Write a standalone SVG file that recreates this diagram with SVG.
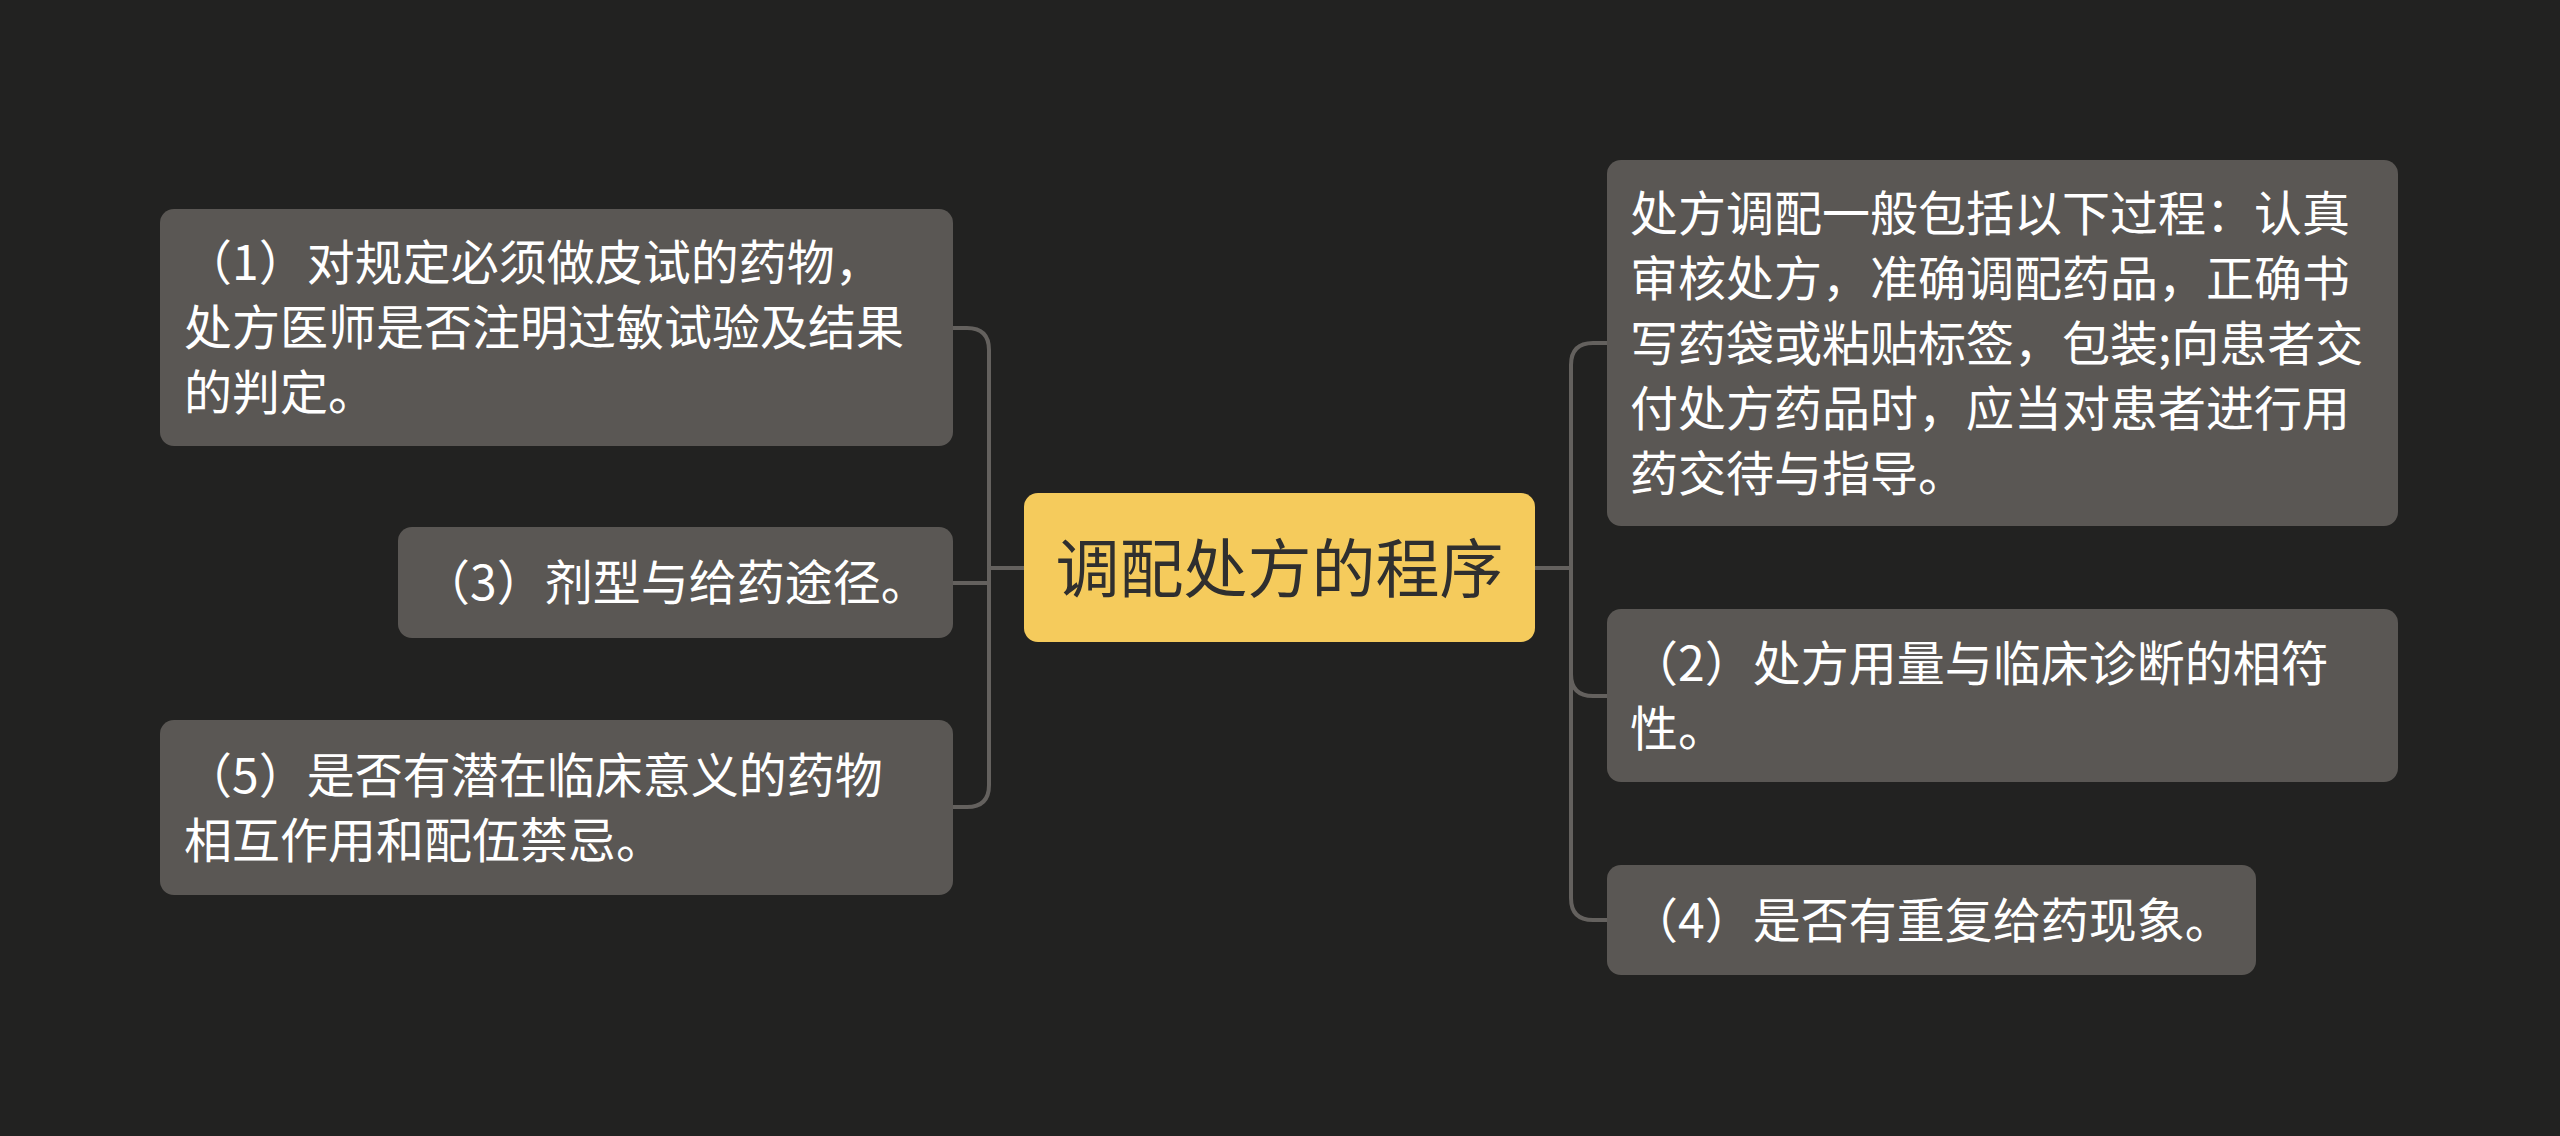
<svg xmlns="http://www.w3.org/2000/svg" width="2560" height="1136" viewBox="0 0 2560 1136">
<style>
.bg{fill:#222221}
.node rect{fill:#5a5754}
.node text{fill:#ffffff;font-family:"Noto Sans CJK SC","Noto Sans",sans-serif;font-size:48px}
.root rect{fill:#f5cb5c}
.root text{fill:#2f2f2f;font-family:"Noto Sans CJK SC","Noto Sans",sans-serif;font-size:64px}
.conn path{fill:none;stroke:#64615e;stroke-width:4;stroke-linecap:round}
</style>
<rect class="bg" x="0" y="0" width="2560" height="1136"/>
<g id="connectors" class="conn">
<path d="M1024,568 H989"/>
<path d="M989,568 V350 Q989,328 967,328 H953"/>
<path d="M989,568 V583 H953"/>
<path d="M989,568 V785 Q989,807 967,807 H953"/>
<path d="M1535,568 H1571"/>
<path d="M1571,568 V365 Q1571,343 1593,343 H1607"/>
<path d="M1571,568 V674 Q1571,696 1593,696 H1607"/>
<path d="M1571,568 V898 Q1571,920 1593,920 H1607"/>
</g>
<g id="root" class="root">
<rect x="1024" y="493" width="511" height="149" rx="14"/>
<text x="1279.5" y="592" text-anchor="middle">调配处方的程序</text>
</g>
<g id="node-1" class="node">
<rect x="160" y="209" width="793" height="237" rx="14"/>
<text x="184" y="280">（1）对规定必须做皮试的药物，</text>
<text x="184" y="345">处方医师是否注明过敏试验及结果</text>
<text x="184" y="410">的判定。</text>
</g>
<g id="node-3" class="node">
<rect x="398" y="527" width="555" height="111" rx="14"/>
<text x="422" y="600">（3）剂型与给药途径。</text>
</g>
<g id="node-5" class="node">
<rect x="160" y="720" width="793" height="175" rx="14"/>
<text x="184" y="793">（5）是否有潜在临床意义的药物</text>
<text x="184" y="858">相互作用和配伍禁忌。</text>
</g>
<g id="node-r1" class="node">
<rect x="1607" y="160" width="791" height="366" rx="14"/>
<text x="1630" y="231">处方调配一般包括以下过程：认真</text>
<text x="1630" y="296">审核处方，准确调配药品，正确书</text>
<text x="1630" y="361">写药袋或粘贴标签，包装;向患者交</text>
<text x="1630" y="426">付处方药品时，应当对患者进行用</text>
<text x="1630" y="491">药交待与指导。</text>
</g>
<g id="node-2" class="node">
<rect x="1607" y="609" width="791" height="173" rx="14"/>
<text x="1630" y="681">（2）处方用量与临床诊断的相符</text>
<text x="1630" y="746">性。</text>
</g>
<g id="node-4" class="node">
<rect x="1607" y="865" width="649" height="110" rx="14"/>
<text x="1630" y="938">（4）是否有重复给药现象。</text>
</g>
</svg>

####

#### PROMPT:
Without including any picture, repeat the data exactly.

#### EXERCISE ANSWER:
Write a standalone SVG file that recreates this diagram with SVG.
<svg xmlns="http://www.w3.org/2000/svg" width="2560" height="1136" viewBox="0 0 2560 1136">
<style>
.bg{fill:#222221}
.node rect{fill:#5a5754}
.node text{fill:#ffffff;font-family:"Noto Sans CJK SC","Noto Sans",sans-serif;font-size:48px}
.root rect{fill:#f5cb5c}
.root text{fill:#2f2f2f;font-family:"Noto Sans CJK SC","Noto Sans",sans-serif;font-size:64px}
.conn path{fill:none;stroke:#64615e;stroke-width:4;stroke-linecap:round}
</style>
<rect class="bg" x="0" y="0" width="2560" height="1136"/>
<g id="connectors" class="conn">
<path d="M1024,568 H989"/>
<path d="M989,568 V350 Q989,328 967,328 H953"/>
<path d="M989,568 V583 H953"/>
<path d="M989,568 V785 Q989,807 967,807 H953"/>
<path d="M1535,568 H1571"/>
<path d="M1571,568 V365 Q1571,343 1593,343 H1607"/>
<path d="M1571,568 V674 Q1571,696 1593,696 H1607"/>
<path d="M1571,568 V898 Q1571,920 1593,920 H1607"/>
</g>
<g id="root" class="root">
<rect x="1024" y="493" width="511" height="149" rx="14"/>
<text x="1279.5" y="592" text-anchor="middle">调配处方的程序</text>
</g>
<g id="node-1" class="node">
<rect x="160" y="209" width="793" height="237" rx="14"/>
<text x="184" y="280">（1）对规定必须做皮试的药物，</text>
<text x="184" y="345">处方医师是否注明过敏试验及结果</text>
<text x="184" y="410">的判定。</text>
</g>
<g id="node-3" class="node">
<rect x="398" y="527" width="555" height="111" rx="14"/>
<text x="422" y="600">（3）剂型与给药途径。</text>
</g>
<g id="node-5" class="node">
<rect x="160" y="720" width="793" height="175" rx="14"/>
<text x="184" y="793">（5）是否有潜在临床意义的药物</text>
<text x="184" y="858">相互作用和配伍禁忌。</text>
</g>
<g id="node-r1" class="node">
<rect x="1607" y="160" width="791" height="366" rx="14"/>
<text x="1630" y="231">处方调配一般包括以下过程：认真</text>
<text x="1630" y="296">审核处方，准确调配药品，正确书</text>
<text x="1630" y="361">写药袋或粘贴标签，包装;向患者交</text>
<text x="1630" y="426">付处方药品时，应当对患者进行用</text>
<text x="1630" y="491">药交待与指导。</text>
</g>
<g id="node-2" class="node">
<rect x="1607" y="609" width="791" height="173" rx="14"/>
<text x="1630" y="681">（2）处方用量与临床诊断的相符</text>
<text x="1630" y="746">性。</text>
</g>
<g id="node-4" class="node">
<rect x="1607" y="865" width="649" height="110" rx="14"/>
<text x="1630" y="938">（4）是否有重复给药现象。</text>
</g>
</svg>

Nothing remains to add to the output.